David Carroll: We need to laugh again
Some who read this column know me. Most do not.
Allow me to introduce myself briefly before I begin columnizing. (Spell check tells me this is not a word, but I’m sticking to it.)
A few decades ago, before I got into TV news, I was a morning radio guy. I was supposed to be funny, or at least try to wake folks up with a smile.
For instance, I would do a fake newscast. Before you say, “They still do that now!” I’m not talking about fake news the way that term is used today.
Mine was a parody newscast, with bizarre stories ripped from the Associated Press wire, or actual stories that would end with a bad pun. I even had a fake sponsor, Ralph the Realtor (“Like Ralph always says, get a lot, while you’re young.”).
My efforts at humor were mixed at best, but in all those years I don’t recall anyone getting angry with me. I joked about the mayor, the sheriff, and whoever was president at the time.
My radio career spanned two presidents. One was a Democrat (Jimmy Carter) and the other was a Republican (Ronald Reagan).
I used a “bit” that late-night TV hosts still employ today. I would take audio of a presidential speech, and take the president’s words out of context. No harm intended, and no one took it seriously. I would pretend to ask the president a question, and use his own words as the answer. For example, “Mr. President, what will you do if you lose the election?” His response: “Stop talking and start walking.”

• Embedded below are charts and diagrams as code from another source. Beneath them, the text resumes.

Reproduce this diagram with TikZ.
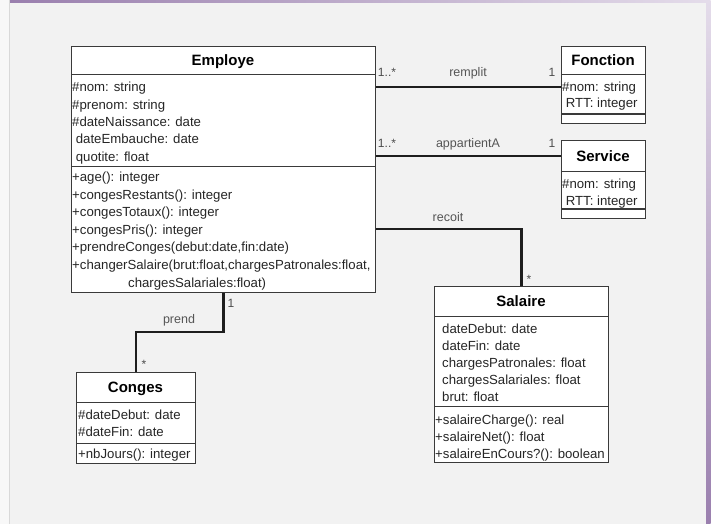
\documentclass[tikz,border=0pt]{standalone}
\usepackage{fontspec}
\setmainfont{Liberation Sans}
\usetikzlibrary{calc}

\definecolor{panel}{HTML}{F2F2F2}
\definecolor{frameL}{HTML}{F8F8F8}
\definecolor{purpleA}{HTML}{9A7FAE}
\definecolor{purpleB}{HTML}{E4DCEA}
\definecolor{boxline}{HTML}{3A3A3A}
\definecolor{linkline}{HTML}{1E1E1E}
\definecolor{labelgray}{HTML}{555555}

\tikzset{
  classbox/.style={draw=boxline, fill=white, line width=1pt, inner sep=0pt, anchor=north west},
  compart/.style={draw=boxline, line width=1pt},
  compartb/.style={draw=boxline, line width=1.6pt},
  title/.style={font=\fontsize{15}{18}\selectfont\bfseries, text=black, inner sep=0pt, anchor=base},
  member/.style={font=\fontsize{13.2}{17}\selectfont, text=black!85, inner sep=0pt, anchor=base west},
  assoc/.style={draw=linkline, line width=2.2pt},
  rolelabel/.style={font=\fontsize{12.5}{15}\selectfont, text=labelgray, inner sep=0pt, anchor=base},
  mult/.style={font=\fontsize{12}{14}\selectfont, text=black!70, inner sep=0pt, anchor=base},
}

\begin{document}
\begin{tikzpicture}[x=1pt, y=-1pt]
  \useasboundingbox (0,0) rectangle (720,524);

  % window frame
  \fill[white] (0,0) rectangle (720,524);
  \fill[frameL] (0,0) rectangle (9,524);
  \fill[panel] (9.5,0) rectangle (706,524);
  \draw[black!15, line width=0.8pt] (9.5,0) -- (9.5,524);
  \shade[left color=purpleA, right color=purpleB] (10,0) rectangle (706,2.5);
  \shade[top color=purpleB, bottom color=purpleA] (706,0) rectangle (710.5,524);

  % ---------- Employe ----------
  \node[classbox, minimum width=304pt, minimum height=246pt] (employe) at (71,46) {};
  \draw[compart] (71,75) -- (375,75);
  \draw[compart] (71,166) -- (375,166);
  \node[title] (employe-name) at (223,66) {Employe};
  \foreach \t [count=\i] in {{\#nom: string},{\#prenom: string},{\#dateNaissance: date},{\ dateEmbauche: date},{\ quotite: float}}
    \node[member, name=employe-a\i] at (72,{92+17.3*(\i-1)}) {\t};
  \foreach \t [count=\i] in {{+age(): integer},{+congesRestants(): integer},{+congesTotaux(): integer},{+congesPris(): integer},{+prendreConges(debut:date,fin:date)},{+changerSalaire(brut:float,chargesPatronales:float,}}
    \node[member, name=employe-o\i] at (72,{182+17.4*(\i-1)}) {\t};
  \node[member] (employe-o7) at (128,287.5) {chargesSalariales:float)};

  % ---------- Fonction ----------
  \node[classbox, minimum width=84pt, minimum height=77pt] (fonction) at (561,46) {};
  \draw[compart] (561,75) -- (645,75);
  \draw[compartb] (561,114) -- (645,114);
  \node[title] (fonction-name) at (603,66) {Fonction};
  \node[member] (fonction-a1) at (562,92) {\#nom: string};
  \node[member] (fonction-a2) at (562,108) {\ RTT: integer};

  % ---------- Service ----------
  \node[classbox, minimum width=84pt, minimum height=78pt] (service) at (561,140) {};
  \draw[compart] (561,171) -- (645,171);
  \draw[compartb] (561,209) -- (645,209);
  \node[title] (service-name) at (603,161) {Service};
  \node[member] (service-a1) at (562,188.5) {\#nom: string};
  \node[member] (service-a2) at (562,205) {\ RTT: integer};

  % ---------- Salaire ----------
  \node[classbox, minimum width=174pt, minimum height=176pt] (salaire) at (434,286) {};
  \draw[compart] (434,316) -- (608,316);
  \draw[compart] (434,406.5) -- (608,406.5);
  \node[title] (salaire-name) at (521,306.5) {Salaire};
  \foreach \t [count=\i] in {{dateDebut: date},{dateFin: date},{chargesPatronales: float},{chargesSalariales: float},{brut: float}}
    \node[member, name=salaire-a\i] at (442,{333+17.2*(\i-1)}) {\t};
  \foreach \t [count=\i] in {{+salaireCharge(): real},{+salaireNet(): float},{+salaireEnCours?(): boolean}}
    \node[member, name=salaire-o\i] at (435,{424+17*(\i-1)}) {\t};

  % ---------- Conges ----------
  \node[classbox, minimum width=119pt, minimum height=91pt] (conges) at (76,372) {};
  \draw[compart] (76,402) -- (195,402);
  \draw[compart] (76,443) -- (195,443);
  \node[title] (conges-name) at (135.5,392.5) {Conges};
  \node[member] (conges-a1) at (78,419) {\#dateDebut: date};
  \node[member] (conges-a2) at (78,436) {\#dateFin: date};
  \node[member] (conges-o1) at (78,458) {+nbJours(): integer};

  % ---------- associations ----------
  \coordinate (remplit-end) at (fonction.west |- 0,87);
  \coordinate (appartient-end) at (service.west |- 0,156);
  \coordinate (recoit-bend) at (450,229);
  \coordinate (prend-bend) at (180,332);

  \draw[assoc] (employe.east |- remplit-end) -- (remplit-end);
  \draw[assoc] (employe.east |- appartient-end) -- (appartient-end);
  \draw[assoc] (employe.east |- recoit-bend) -| (salaire.north);
  \draw[assoc] (employe.south) |- (prend-bend) -| (conges.north);

  \node[mult] (remplit-m1) at (387,77) {1..*};
  \node[rolelabel] (remplit-lbl) at (468,77) {remplit};
  \node[mult] (remplit-m2) at (552,77) {1};

  \node[mult] (appartient-m1) at (387,147) {1..*};
  \node[rolelabel] (appartient-lbl) at (468,147) {appartientA};
  \node[mult] (appartient-m2) at (552,147) {1};

  \node[rolelabel] (recoit-lbl) at (448,221) {recoit};
  \node[mult] (recoit-m) at (529,283) {*};

  \node[mult] (prend-m1) at (231,307.5) {1};
  \node[rolelabel] (prend-lbl) at (179,323) {prend};
  \node[mult] (prend-m2) at (144,368) {*};
\end{tikzpicture}
\end{document}
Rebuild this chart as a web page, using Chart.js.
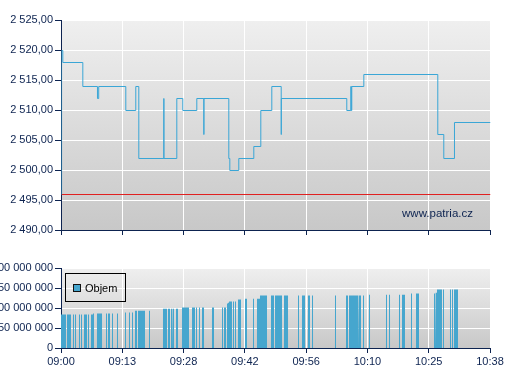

Despite such highbrow humor, I never won the Marconi Award, radio’s highest honor. I think mine got lost in the mail.
But my point is, I joked about Carter, and then I joked about Reagan. Listeners seemed to get it.

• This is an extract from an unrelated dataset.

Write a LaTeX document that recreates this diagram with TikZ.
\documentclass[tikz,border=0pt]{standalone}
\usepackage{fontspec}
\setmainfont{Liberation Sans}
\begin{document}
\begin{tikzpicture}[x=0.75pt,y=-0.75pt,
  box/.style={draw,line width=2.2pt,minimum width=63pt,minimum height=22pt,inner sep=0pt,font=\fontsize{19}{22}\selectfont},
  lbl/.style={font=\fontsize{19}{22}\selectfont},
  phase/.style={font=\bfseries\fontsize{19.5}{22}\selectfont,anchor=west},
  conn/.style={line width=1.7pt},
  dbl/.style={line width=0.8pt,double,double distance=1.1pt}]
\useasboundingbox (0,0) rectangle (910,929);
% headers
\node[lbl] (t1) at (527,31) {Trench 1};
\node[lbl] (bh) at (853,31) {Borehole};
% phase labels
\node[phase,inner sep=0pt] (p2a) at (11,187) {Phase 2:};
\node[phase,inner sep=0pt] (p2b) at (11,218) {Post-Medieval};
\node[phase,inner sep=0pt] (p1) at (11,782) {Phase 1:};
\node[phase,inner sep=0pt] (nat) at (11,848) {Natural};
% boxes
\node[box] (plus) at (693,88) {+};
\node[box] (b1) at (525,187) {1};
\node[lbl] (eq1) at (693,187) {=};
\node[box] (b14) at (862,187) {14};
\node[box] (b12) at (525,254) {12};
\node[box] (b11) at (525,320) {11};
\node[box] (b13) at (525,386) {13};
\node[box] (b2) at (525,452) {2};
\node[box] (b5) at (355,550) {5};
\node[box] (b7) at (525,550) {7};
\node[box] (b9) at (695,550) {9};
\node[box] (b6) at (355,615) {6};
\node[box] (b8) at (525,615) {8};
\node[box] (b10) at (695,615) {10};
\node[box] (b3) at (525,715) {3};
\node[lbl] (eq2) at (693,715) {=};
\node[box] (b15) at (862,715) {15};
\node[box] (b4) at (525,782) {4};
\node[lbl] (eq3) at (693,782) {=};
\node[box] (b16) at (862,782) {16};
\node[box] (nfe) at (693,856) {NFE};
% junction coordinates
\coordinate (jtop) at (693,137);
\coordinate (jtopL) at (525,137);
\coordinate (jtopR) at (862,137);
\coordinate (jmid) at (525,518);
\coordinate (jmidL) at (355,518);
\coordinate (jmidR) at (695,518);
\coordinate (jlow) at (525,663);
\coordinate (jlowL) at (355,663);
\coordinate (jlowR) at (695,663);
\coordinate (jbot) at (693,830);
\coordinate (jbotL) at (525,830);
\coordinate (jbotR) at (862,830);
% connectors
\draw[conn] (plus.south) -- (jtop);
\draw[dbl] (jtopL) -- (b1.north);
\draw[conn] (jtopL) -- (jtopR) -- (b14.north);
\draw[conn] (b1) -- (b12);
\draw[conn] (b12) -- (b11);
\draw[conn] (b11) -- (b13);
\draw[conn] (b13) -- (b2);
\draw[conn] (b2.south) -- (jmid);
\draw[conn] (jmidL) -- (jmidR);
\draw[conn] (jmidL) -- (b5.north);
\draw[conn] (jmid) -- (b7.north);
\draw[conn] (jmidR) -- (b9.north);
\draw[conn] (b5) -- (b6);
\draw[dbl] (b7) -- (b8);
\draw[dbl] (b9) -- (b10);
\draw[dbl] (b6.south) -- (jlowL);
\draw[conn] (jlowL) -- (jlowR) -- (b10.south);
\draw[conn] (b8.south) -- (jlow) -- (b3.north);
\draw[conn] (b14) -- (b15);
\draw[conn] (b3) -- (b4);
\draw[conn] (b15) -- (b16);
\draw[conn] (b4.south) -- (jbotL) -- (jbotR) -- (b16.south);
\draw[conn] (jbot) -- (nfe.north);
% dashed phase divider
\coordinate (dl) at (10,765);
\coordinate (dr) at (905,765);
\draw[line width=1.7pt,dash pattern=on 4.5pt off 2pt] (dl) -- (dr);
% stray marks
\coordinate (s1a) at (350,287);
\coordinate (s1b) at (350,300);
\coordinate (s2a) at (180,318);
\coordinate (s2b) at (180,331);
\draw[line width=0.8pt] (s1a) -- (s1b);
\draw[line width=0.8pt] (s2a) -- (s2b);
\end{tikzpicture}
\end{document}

Although I was never on their level, the great comedians of the 20th century, like Will Rogers, Bob Hope, and Johnny Carson were also equal-opportunity offenders. The presidents and other powerful figures knew that being subjected to a few barbs came with the territory.
In my current job as a news anchor, I try to write well, read well, and be accurate. I’m not there to tell jokes, and I don’t envy those who do. These days, if you tell a Trump joke, you make half the country mad. And, if you tell a joke about a Democrat, you tick off the other half.
Frankly, the jokes are easier to write if your subject is the party in power, so President Trump is a big target. (And no, I wasn’t referring to his size. See there, someone is already offended).
If you try to make a joke about Trump’s alleged liaisons with various women, instead of laughter, the response is, “What about Biden getting all touchy-feely with the ladies?”
If you try to make a joke about Biden’s age, someone will immediately counter with, “Leave him alone! He’s only four years older than Trump!”
Either way, you get only a trickle of laughter, but an avalanche of anger.
Of course, social media plays a big role in this. Facebook and Twitter weren’t around in my radio days, so no one could post my playful needling of Carter or Reagan, and encourage all their friends to gang up and attack me.
I’ve heard many examples of our current political divide ruining relationships, both business and personal.
A friend asked me if I knew anyone who does home repair work. I enthusiastically recommended a guy. The next day, my friend said, “Know anyone else?” I said, “Why, was he too busy?” He said, “Nope. I went on his Facebook page, and I don’t like his politics.” (This is a lesson for those of you who share your political preferences: Not everyone agrees with you). Frankly, I never knew my handyman’s politics. I just liked how he fixed things.
Also recently, a friend passed away. At the funeral home, a mutual friend seemed especially sad. He said, “We last spoke on the phone about a year ago. We got into an argument over politics, and we both hung up mad. I meant to call and put that behind us, but I never did. I didn’t want it to end like this.” Is there anyone like that in your life?
Some might say that with the 24/7 news channels and social media platforms, we are better informed than in the Hope/Carson era. But instead of screaming “You support a criminal!” or “Your party wants to take my guns away!” I wish we could take a deep breath, look for common ground, and yes, even laugh again. Is that asking too much?